> [The exercise] Copy nothing but the stretch that opens with the line containing "Convert this chart to matplotlib code." and closes with the line containing "ax.axis('off')". Keep pictures out.

> [Record excerpts]
....

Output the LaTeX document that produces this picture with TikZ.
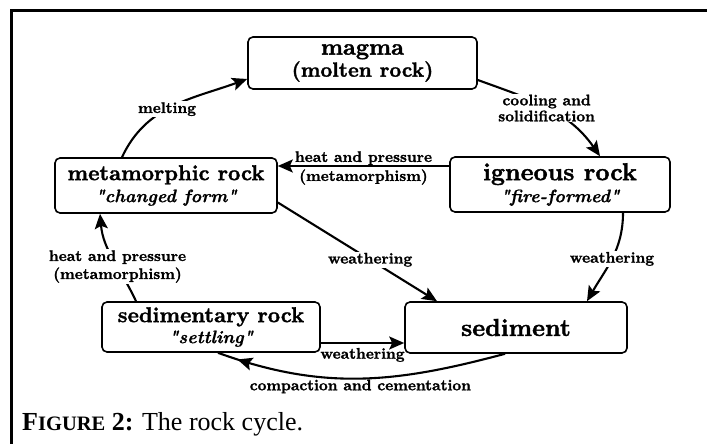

....

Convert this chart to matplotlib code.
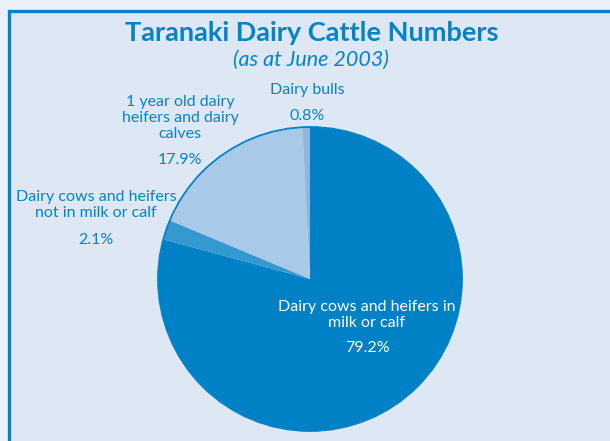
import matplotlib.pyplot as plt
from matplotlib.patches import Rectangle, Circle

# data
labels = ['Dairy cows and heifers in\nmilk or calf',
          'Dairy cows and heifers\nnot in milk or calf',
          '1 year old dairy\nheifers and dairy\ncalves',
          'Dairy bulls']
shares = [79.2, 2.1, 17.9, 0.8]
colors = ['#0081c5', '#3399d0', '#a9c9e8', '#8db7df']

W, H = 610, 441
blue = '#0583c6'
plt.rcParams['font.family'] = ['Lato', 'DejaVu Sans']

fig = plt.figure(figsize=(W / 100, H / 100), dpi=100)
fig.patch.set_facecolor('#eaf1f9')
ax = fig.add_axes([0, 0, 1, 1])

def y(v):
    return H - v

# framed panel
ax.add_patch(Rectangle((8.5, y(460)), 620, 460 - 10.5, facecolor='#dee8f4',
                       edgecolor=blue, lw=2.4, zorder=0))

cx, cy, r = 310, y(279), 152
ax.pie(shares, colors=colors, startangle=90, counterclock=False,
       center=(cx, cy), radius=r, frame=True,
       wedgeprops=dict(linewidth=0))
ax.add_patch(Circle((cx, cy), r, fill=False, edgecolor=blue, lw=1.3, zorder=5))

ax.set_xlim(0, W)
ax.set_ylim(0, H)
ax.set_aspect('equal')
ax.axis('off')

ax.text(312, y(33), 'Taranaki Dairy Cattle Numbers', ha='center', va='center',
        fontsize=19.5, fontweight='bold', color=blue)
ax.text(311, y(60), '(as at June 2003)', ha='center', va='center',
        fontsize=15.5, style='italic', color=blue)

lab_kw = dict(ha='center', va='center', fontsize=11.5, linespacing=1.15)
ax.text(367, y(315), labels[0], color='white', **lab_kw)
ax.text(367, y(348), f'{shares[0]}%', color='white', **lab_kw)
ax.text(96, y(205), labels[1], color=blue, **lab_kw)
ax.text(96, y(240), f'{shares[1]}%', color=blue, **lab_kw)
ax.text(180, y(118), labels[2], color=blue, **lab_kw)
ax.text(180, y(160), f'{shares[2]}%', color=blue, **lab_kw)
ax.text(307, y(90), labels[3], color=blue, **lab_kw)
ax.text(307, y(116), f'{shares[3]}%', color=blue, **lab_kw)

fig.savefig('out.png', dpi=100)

....

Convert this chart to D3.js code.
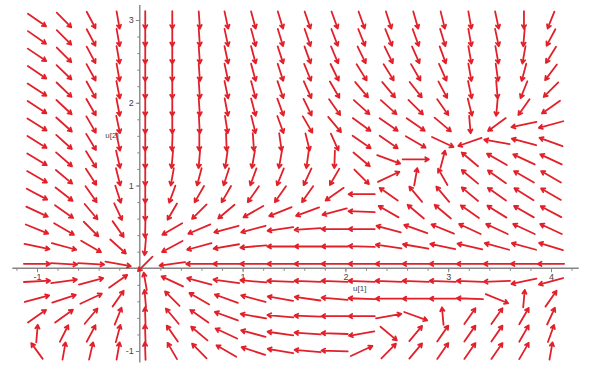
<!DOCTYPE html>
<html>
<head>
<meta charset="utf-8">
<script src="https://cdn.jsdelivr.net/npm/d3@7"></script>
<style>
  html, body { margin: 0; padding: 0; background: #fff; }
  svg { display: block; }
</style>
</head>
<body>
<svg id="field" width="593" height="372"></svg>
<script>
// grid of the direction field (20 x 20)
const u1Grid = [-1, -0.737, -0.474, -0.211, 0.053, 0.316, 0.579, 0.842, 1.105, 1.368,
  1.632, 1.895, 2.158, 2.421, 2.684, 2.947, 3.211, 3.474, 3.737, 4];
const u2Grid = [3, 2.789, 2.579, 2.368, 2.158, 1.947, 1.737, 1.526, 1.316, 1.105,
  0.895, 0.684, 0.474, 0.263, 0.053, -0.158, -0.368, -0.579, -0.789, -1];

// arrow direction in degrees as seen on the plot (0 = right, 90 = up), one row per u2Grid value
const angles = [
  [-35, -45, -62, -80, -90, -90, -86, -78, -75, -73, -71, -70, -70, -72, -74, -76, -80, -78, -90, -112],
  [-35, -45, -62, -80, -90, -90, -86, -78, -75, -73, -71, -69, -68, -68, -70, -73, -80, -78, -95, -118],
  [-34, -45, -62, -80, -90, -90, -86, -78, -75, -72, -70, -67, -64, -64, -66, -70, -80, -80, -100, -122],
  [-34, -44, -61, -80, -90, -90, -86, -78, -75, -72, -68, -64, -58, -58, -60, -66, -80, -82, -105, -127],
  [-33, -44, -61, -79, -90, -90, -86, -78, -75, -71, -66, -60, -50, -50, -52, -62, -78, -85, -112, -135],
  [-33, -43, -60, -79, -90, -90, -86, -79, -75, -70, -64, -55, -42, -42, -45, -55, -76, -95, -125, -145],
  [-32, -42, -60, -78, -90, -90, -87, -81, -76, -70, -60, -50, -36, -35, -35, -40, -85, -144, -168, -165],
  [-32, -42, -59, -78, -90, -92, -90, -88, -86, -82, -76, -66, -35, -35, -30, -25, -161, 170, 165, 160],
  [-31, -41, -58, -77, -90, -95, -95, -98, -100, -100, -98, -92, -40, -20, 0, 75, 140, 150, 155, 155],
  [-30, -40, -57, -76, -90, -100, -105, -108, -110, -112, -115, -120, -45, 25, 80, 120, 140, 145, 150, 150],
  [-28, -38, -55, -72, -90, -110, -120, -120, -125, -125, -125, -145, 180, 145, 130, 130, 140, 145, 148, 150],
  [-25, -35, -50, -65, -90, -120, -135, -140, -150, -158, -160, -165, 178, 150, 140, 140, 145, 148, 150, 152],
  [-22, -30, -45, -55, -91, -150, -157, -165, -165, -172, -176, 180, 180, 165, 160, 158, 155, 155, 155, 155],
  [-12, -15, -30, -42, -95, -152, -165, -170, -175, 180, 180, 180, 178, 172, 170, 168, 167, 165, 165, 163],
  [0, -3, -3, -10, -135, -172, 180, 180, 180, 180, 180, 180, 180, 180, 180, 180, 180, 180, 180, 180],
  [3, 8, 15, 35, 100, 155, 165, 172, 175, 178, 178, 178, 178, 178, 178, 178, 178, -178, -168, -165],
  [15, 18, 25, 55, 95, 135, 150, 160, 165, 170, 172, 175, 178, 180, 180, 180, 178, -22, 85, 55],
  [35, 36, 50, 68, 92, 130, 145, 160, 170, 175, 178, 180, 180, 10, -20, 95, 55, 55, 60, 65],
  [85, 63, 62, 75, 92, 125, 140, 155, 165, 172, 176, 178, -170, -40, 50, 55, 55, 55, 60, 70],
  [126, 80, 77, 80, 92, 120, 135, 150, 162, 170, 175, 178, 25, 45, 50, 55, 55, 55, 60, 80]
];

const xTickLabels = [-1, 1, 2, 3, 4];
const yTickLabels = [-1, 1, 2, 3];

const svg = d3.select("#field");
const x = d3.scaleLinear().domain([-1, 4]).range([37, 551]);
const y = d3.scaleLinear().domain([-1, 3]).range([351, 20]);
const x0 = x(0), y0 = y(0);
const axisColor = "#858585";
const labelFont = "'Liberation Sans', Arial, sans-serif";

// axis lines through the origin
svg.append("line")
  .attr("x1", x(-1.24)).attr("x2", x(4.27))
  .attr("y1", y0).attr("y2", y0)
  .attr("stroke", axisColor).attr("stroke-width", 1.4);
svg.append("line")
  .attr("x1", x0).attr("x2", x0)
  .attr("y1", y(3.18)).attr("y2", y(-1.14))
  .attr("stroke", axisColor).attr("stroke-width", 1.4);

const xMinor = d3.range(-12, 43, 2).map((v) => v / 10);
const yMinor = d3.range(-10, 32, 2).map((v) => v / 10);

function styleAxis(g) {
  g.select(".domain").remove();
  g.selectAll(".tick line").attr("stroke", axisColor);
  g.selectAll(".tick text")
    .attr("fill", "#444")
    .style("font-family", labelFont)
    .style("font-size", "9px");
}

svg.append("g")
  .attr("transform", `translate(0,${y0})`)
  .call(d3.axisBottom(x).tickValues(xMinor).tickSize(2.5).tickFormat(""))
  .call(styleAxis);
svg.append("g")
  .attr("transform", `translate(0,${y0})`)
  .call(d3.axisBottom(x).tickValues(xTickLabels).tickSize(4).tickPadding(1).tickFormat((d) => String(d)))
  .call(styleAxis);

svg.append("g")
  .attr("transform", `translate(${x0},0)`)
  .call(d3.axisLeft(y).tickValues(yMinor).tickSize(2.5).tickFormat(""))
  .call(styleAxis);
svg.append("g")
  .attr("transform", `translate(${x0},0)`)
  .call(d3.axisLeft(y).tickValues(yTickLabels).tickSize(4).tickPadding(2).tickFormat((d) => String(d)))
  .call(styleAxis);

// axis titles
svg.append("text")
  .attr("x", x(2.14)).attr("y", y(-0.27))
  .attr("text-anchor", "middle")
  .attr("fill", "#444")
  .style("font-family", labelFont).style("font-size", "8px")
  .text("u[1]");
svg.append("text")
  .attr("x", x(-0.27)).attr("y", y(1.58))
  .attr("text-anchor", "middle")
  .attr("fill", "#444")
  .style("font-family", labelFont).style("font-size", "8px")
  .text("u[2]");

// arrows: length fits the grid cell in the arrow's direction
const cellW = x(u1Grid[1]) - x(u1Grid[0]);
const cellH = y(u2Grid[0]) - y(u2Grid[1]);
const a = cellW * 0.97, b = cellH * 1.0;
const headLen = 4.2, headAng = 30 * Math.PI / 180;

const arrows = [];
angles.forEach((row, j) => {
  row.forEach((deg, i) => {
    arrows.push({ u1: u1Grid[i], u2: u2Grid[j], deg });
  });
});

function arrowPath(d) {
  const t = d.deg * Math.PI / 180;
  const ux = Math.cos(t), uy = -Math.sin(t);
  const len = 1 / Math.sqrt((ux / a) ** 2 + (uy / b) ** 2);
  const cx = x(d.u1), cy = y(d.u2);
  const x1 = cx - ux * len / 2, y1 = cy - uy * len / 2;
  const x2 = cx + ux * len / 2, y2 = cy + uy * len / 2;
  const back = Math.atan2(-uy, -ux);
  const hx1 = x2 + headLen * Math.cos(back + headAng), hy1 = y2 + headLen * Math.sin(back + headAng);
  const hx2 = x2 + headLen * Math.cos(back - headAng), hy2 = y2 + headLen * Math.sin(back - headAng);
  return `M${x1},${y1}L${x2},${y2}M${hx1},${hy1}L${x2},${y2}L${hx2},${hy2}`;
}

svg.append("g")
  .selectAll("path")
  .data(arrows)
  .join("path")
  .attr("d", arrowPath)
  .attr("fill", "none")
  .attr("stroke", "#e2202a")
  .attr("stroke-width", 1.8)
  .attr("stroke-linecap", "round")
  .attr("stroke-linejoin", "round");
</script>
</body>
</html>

....

> [Final result]
Convert this chart to matplotlib code.
import matplotlib.pyplot as plt
from matplotlib.patches import Rectangle, Circle

# data
labels = ['Dairy cows and heifers in\nmilk or calf',
          'Dairy cows and heifers\nnot in milk or calf',
          '1 year old dairy\nheifers and dairy\ncalves',
          'Dairy bulls']
shares = [79.2, 2.1, 17.9, 0.8]
colors = ['#0081c5', '#3399d0', '#a9c9e8', '#8db7df']

W, H = 610, 441
blue = '#0583c6'
plt.rcParams['font.family'] = ['Lato', 'DejaVu Sans']

fig = plt.figure(figsize=(W / 100, H / 100), dpi=100)
fig.patch.set_facecolor('#eaf1f9')
ax = fig.add_axes([0, 0, 1, 1])

def y(v):
    return H - v

# framed panel
ax.add_patch(Rectangle((8.5, y(460)), 620, 460 - 10.5, facecolor='#dee8f4',
                       edgecolor=blue, lw=2.4, zorder=0))

cx, cy, r = 310, y(279), 152
ax.pie(shares, colors=colors, startangle=90, counterclock=False,
       center=(cx, cy), radius=r, frame=True,
       wedgeprops=dict(linewidth=0))
ax.add_patch(Circle((cx, cy), r, fill=False, edgecolor=blue, lw=1.3, zorder=5))

ax.set_xlim(0, W)
ax.set_ylim(0, H)
ax.set_aspect('equal')
ax.axis('off')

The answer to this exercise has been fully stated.